Sound-light interactions in PCF

Phonon-photon interactions in photonic crystal fibre (PCF) depend strongly on the detailed fibre microstructure. Interactions can be strongly enhanced in small-core PCFs with high air-filling fractions due to the large discontinuity in acoustic properties between air and glass, which gives rise to phononic band gaps and families of multi-GHz core-guided acoustic modes, creating unusual forward and backward Brillouin spectra. The backward Brillouin spectra display multiple bands arising from different types of core-guided acoustic modes and show higher threshold intensities compared to conventional optical fibres [Dainese (2006)]. On the other hand, forward Brillouin scattering is Raman-like in character, acoustic resonances (ARs) trapped transversely in the core behaving much like artificial nonlinear oscillators whose frequency and lifetime can be designed to suit a particular application [Dainese (2006a)].
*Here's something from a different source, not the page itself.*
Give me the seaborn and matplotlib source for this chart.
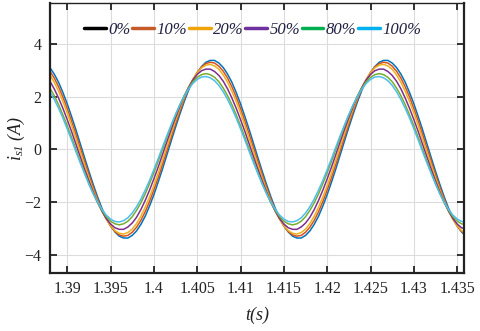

Characterization of acoustic resonances

For characterization of ARs in fibres, we have developed pump-probe measurement techniques in which ARs are excited by short optical pulses and their acoustic frequency and lifetime measured by either polarization spectroscopy [Dainese (2006a)] or Sagnac interferometry [Kang (2008)]. We have also constructed another polarization spectroscopic setup for measurement of spontaneous forward Brillouin spectra. Using this setup, we have found out that forward scattering can be highly suppressed in a PCF with a sub-wavelength hole in the center of the core [Wiederhecker 2007] and that core-confined ARs become more apparent as the air-filling fraction increases [Brenn (2009)].

(Left) Scanning electron micrograph (SEM) of a PCF with a narrow hollow channel (diameter 350 nm) in the center of the core (diameter 1.7 µm). The white horizontal bar corresponds to 1 µm. (Right) Forward scattering spectra for two similar PCFs. In the PCF without the core hole, both low and high frequency ARs appear (red curve). In the PCF with a core hole shown as the left figure, no peaks are observed at the higher frequency (blue curve).

Coherent optoacoustic interactions

The amplitude of ARs can be coherently controlled by using trains of precisely timed optical pulses [Wiederhecker (2008)]. Such multi-pulse excitation allows preferential amplification or attenuation of selected ARs. The ARs can also mediate forward stimulated scattering of two-frequency laser light – pump and Stokes waves. Multiple side-bands can be efficiently generated from co-polarized pump and Stokes waves via stimulated Raman-like scattering (SRLS) [Kang (2009)]. The amount and direction of power transfer among the two input waves and side-bands can be arbitrarily controlled by means of sequences of optical pulses with precisely adjustable power and timing [Kang (2009a)]

Coherent control of ARs trapped in a PCF core by means of precisely timed sequences of optical pulses. (a) SEM of a PCF with the core diameter of 1.27 µm. The white horizontal bar corresponds to 1 µm. (b) Excitation of AR by a single pulse (blue curve), enhancement of AR by two pulses whose temporal spacing is equal to the acoustic period (green curve), and suppression of AR by two pulses whose temporal spacing is the same as half of the acoustic period (red curve). The traces are offset for clarity. (c) Power spectra of the traces in (b). (d) 100-fold amplification of AR power by a train of 27 resonantly-timed pulses (black solid curve). The red dashed curve corresponds to single excitation (blue dashed curve in (c)). The arrows in (c) and (d) indicate the multiplication factor used in each curve for clarity.

Stimulated interpolarisation scattering

Stimulated inter-polarization scattering (SIPS) can be observed when orthogonally-polarized pump and Stokes waves are coupled to different fibre polarization eigenmodes [Kang (2010)]. In contrast to SRLS, the generation of multiple side-bands are highly suppressed in SIPS, because the driven ARs do not have the correct wavevectors to cause scattering into side-bands. Furthermore, SIPS can be utilized in realization of optically controllable unidirectional attenuator/amplifier without use of magneto-optical elements [Kang (2010a)Kang (2011)].

Stimulated Raman-like scattering (SRLS) and stimulated inter-polarization scattering (SIPS) mediated by ARs trapped in a PCF core. (a) Dispersion diagrams (not to scale) for the optical and acoustic modes, illustrating phase matching for SRLS and SIPS. (b) SEM of a PCF with the core diameter of 1.8 µm. The white horizontal bar corresponds to 1 µm. (c) Output spectrum as co-polarized pump and Stokes waves with the same optical power are launched. The red downward-pointing arrows indicate the two incident optical waves. (d) Output spectrum as orthogonally-polarized pump and Stokes waves with the same optical power are coupled into the different polarization eigenmodes.